Thursday, January 13, 2011
A Boost for Colorado's Lowest-Paid Workers
A grand total of $15,308 a year: That's the before-tax pay for a full-time worker making Colorado's minimum wage. The good news: that wage, of $7.36 an hour, is 11 cents more than it was last year. The bad news: the cost of everything else is going up.
Recent college graduate Laura Baker, who makes just above minimum wage, says that extra $20 a month will really help.
"For a salaried person, that may sound a little bit trivial, but for people who are just struggling to make sure they can go buy groceries, twenty bucks is a lot. That can help you buy a bus pass. It can help you buy school supplies for your kids."
Baker says she works two lower-paid part-time jobs, and has been unable to find work in her chosen profession.
The National Employment Law Project reports that nearly 60,000 Colorado workers make minimum wage, which still puts them below the federal poverty level. In all, nearly one-fifth of Coloradans make at or below poverty-level wages.
In Colorado, the minimum wage increases when cost of living goes up, and last year it was the only state where the minimum wage decreased because the cost of living had fallen slightly.
Ann Thompson, policy analyst with the National Employment Law Project, says increasing pay for the lowest-paid workers produces a variety of benefits, from lowered absenteeism and improved morale to boosting the economy.

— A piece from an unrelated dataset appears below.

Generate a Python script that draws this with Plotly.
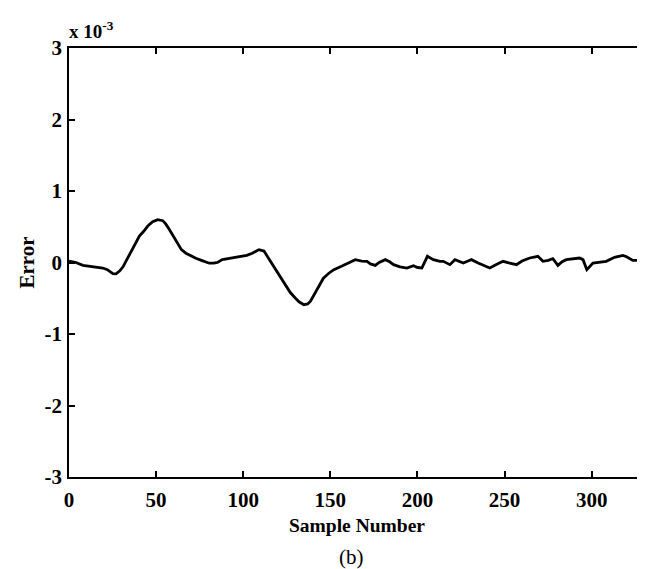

"Putting a little bit more money in the pockets of people who are most likely to spend their income immediately can give a little bit of a bump to the state's economies."
Colorado is one of 17 states with wages higher than the federal minimum, and one of seven where the minimum wage increased this month. Thompson says other states use the federal minimum wage standard, which is $7.25 an hour.
"One of the big problems we've seen over the last 40 years with minimum wage policy is that the federal minimum wage especially has failed to keep up with the rising cost of living. "
Thompson says if the federal minimum wage had been pegged to the cost of living, it would be more than $10 an hour. Opponents of indexing the state or federal minimum wage claim it increases costs to business, with very little benefit to workers.